How Much Should You Budget for Groceries?
How Much Should You Budget for Groceries
When drumming up a spending plan for you and your family, you might be asking yourself: How much should I spend on groceries?
Here’s the thing: There’s no right or wrong number. However, setting a few basic parameters and allocating a proper amount will help you live within your means. Plus, it’ll help you make steady progress on your money goals.
Let’s look at how you can gauge how much you should spend on food each month, and how to manage your money wisely:
Look at All Your Expenses
First things first: How much do people typically spend on food each year? Per the Bureau of Labor Statistics, in 2018 U.S. households spent an average of $7,923 on food costs, which breaks down to $660.25 a month or $152.37 a week.
If you’re looking at food eaten at home versus food consumed while out, on average Americans spend roughly half — 56% to be exact — of their food budget on groceries, and the remaining half (54%) eating out.
Of course, your grocery budget depends on the size of your family, how much food you consume, your lifestyle, and the quality of the food.
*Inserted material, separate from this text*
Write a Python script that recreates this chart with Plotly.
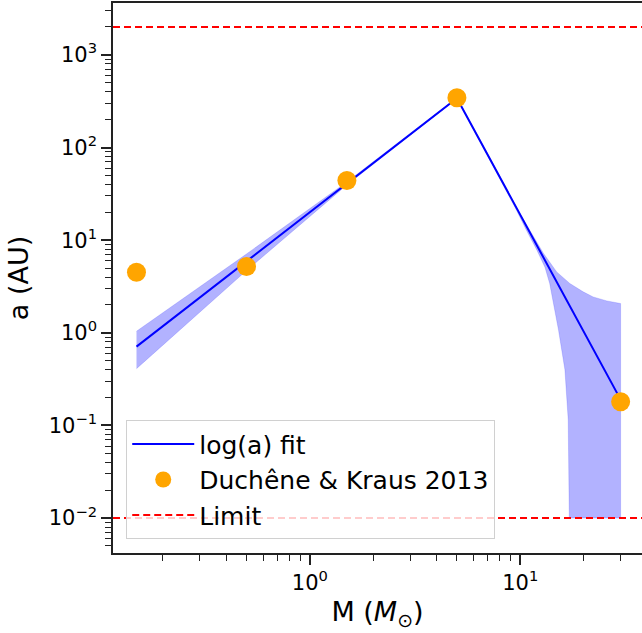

If you’re on a special diet, you might be shelling out more money for groceries. For some, your food budget might take up 10% of your take-home pay. It might be a little less or a little more, depending on your needs.
You’ll also want to see how much your other expenses take up of your take-home pay. For instance, how much are you spending on housing, transportation, bills, and insurance? And where does food-spending fit into your budget?
Create Separate Budgets for Groceries and Eating Out
Want in on a little secret? It’s helpful to treat groceries and eating out as separate budgets. That’s because you have different means of control and motives for spending on these two separate categories. And if you’re trying to cut back on your food costs — which we’ll get to in just a bit — it’s easier to start with one area.
For instance, when it comes to eating at home, you typically can plan out your meals in advance and prepare a grocery list. This way you’ll have more control over how much you spend. In fact, you tend to eat in when your work or social life is less hectic.
On the flip side, when you’re eating out, you might spend more than you anticipated. Plus, you might pick up some casual eats or fast food when you’re too busy to cook at home.
Not sure how much you should budget for food? A good place to start is to see how much you’re already spending. Look at past transactions on your bank statements or money management app to see how much you typically spend.
Surprised at how much you’re actually spending on food? No need to freak out. You’ll just need to make adjustments. Here are a few ways you can save on your food costs:
Drum Up Ways to Save
There are so many ways to lower your food costs. The same way it’s beneficial to divvy up your budget for groceries and eating out, it’s helpful to focus on saving on food eaten at home, and on eating out.
If you’d like to start with your grocery bill, it might be easiest to shop at a supermarket chain that offers lower prices overall. That way you won’t be tempted to spend more on bougie, higher-cost items. Another option is to scour the weekly mailers for deals. Many larger grocery chains have an app you can download or newsletter you can sign up for that might offer exclusive deals to its subscribers. It’s that easy!
Before you step foot inside a market, check your fridge and pantry to see what you might already have. You might realize you need fewer ingredients than you expected, which means saving more! You can also cook in batches to save some dough.
If you’re trying to save on food, eating in more will probably help your pocketbook the most. But when eating out, you can visit a happy hour instead of dinner. You can also hunt around for early bird specials, or maybe get a deal through a daily discount site on a meal while out.
And going on a special diet doesn’t always mean you’ll be spending more. For instance, earlier this year I went on a GAPS diet that consisted of raw milk, organic vegetables, and free-range meats. While the grocery bill was a little higher, I ended up saving about $150 a month on food overall. That’s because I purchased fewer ingredients, rarely ate out, and cooked in batches.
Know What You Value
As you can see, there’s no magical percentage or number you need to hit for your food budget. It really boils down to what you can reasonably afford and what is important to you. You’ll want to pay close attention to your spending habits around groceries, and make adjustments if you are having trouble sticking to your overall budget.
If you like eating out and spending more on high-quality groceries, then you might want to allocate a little more of your budget towards your groceries. If you’re going to do that, you’ll need to make adjustments in other areas of your life.
Remember: How much you plan on spending on food can vary from household to household. Your budget is yours to shape so that it works for your needs, preferences, and lifestyle.